Mexican authorities bust 13 police officers accused of forming kidnap ring

The abductions took place in Acapulco and included seven murders

Juan Diego Quesada
Images distributed by the government of the 18 people suspected of running a kidnapping ring in Acapulco.
Images distributed by the government of the 18 people suspected of running a kidnapping ring in Acapulco. EFE

Mexican authorities announced on Tuesday that they had arrested 13 federal police officers on suspicion of being part of a dangerous kidnapping ring in Acapulco, a popular resort on the country’s Pacific coast.

Federal security spokesman Eduardo Sánchez Hernández said the 13 arrested last Friday had taken part in at least seven murders and four kidnappings. Five other civilians, including one woman, are suspected of also being involved in the gang’s crimes.

The announcement of the arrests came just one week after Mexico’s national statistics agency INEGI announced that there had been some 105,000 kidnappings throughout the country last year – a whopping figure that even startled many NGOs.

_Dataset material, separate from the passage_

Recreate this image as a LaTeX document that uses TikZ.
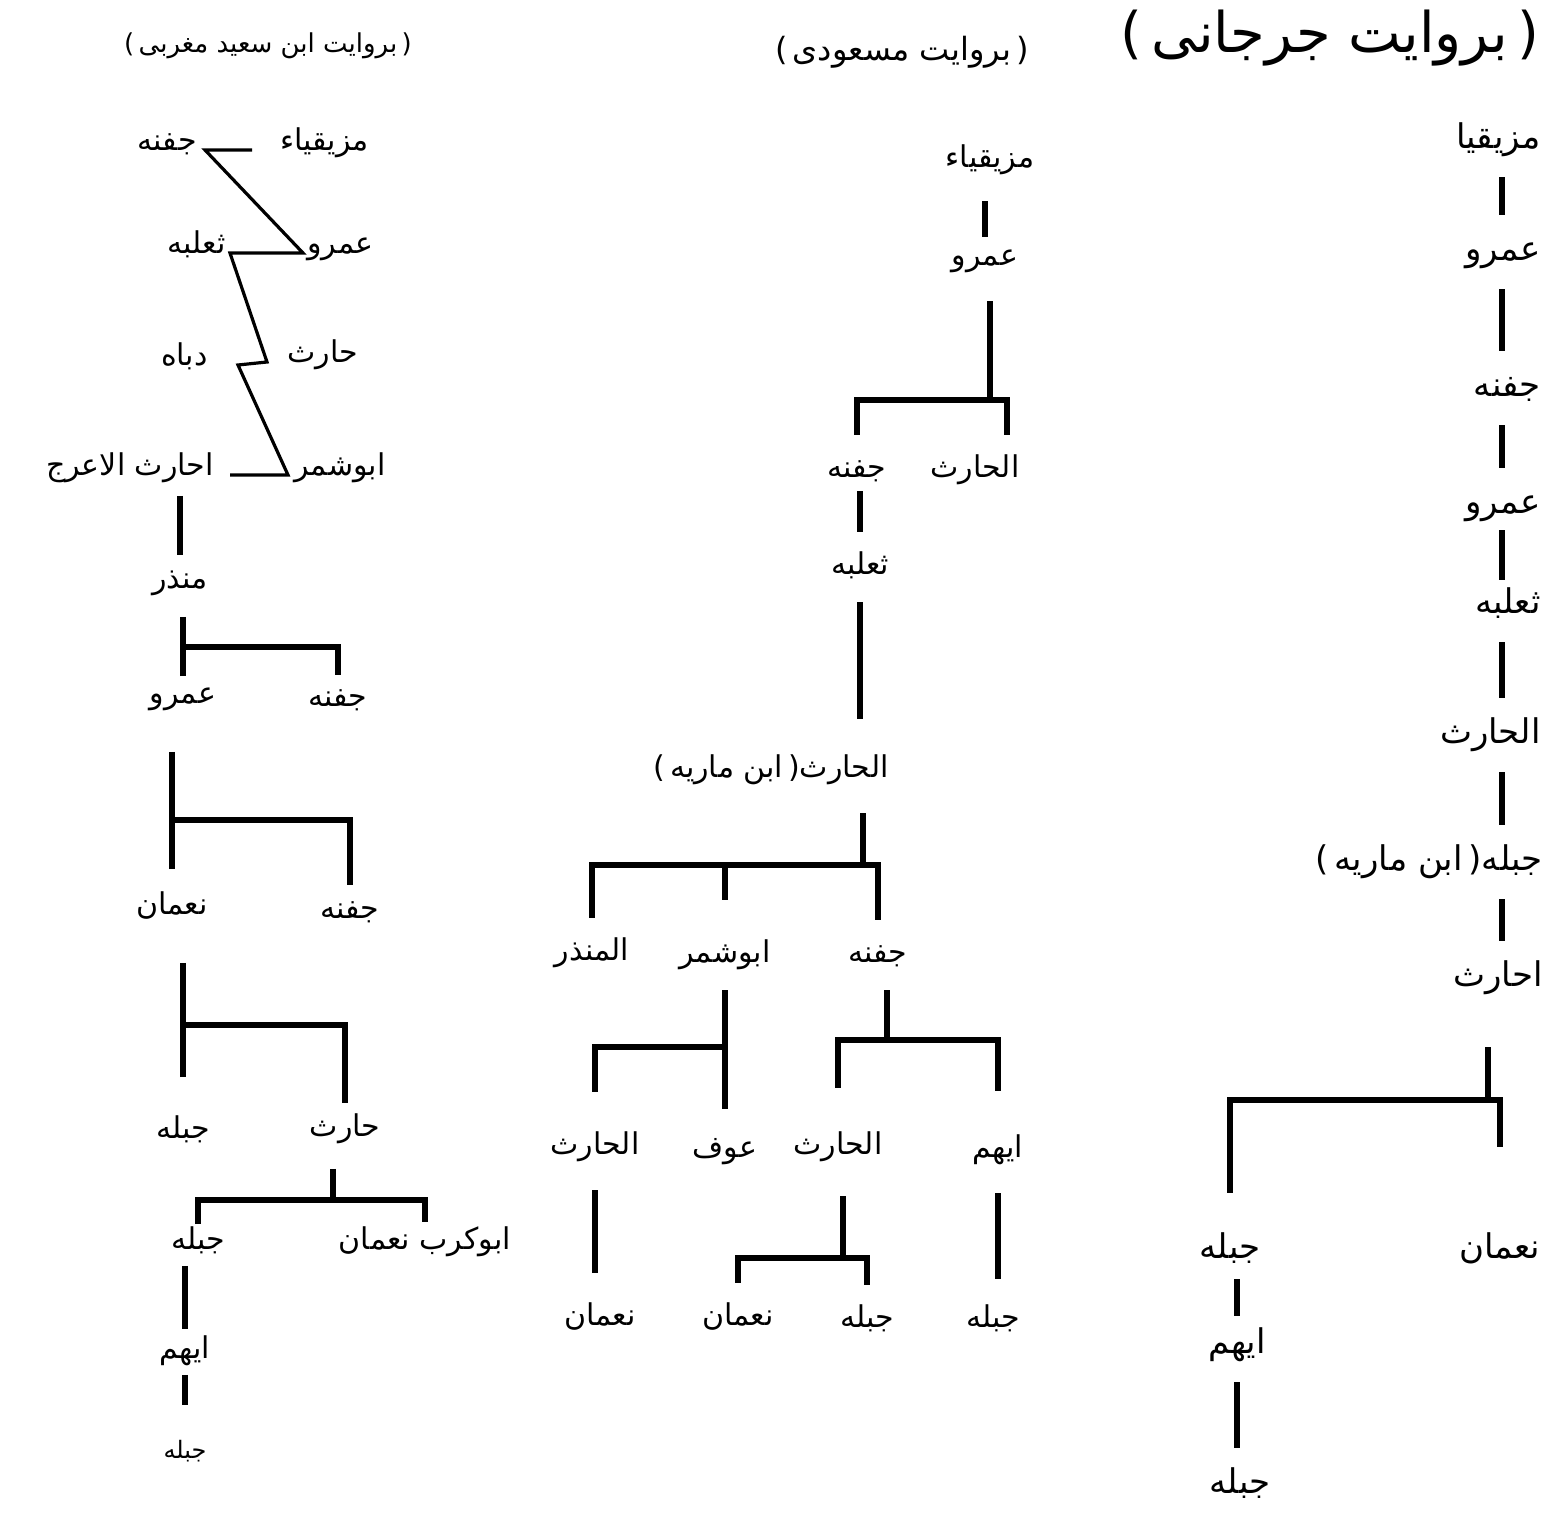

Sánchez Hernández didn’t release many details on how the ring operated but said that the police officers were on active duty in Acapulco when the kidnappings took place. “We are not going to tolerate, under any circumstances, impunity or acts of corruption committed by public servants,” he said.

We are not going to tolerate acts of corruption by public servants”

Asked about the INEGI figures, Sánchez said “they are enormously dark numbers” because the people who are victims of these kidnappings don’t report them because they are afraid. He called on the Mexican public to report crimes, especially the middle class who suffer most from kidnappings.

Acapulco was known as a dazzling international jet-set resort from the 1960s up until the 1980s. Now it is considered one of the most dangerous cities in Mexico, reporting more than 1,000 murders last year.

Sánchez Hernández said that the civilian suspects were four men and one woman between the ages of 24 and 35. The police officers were all men, and all in their 20s and 30s except for a 51-year-old officer.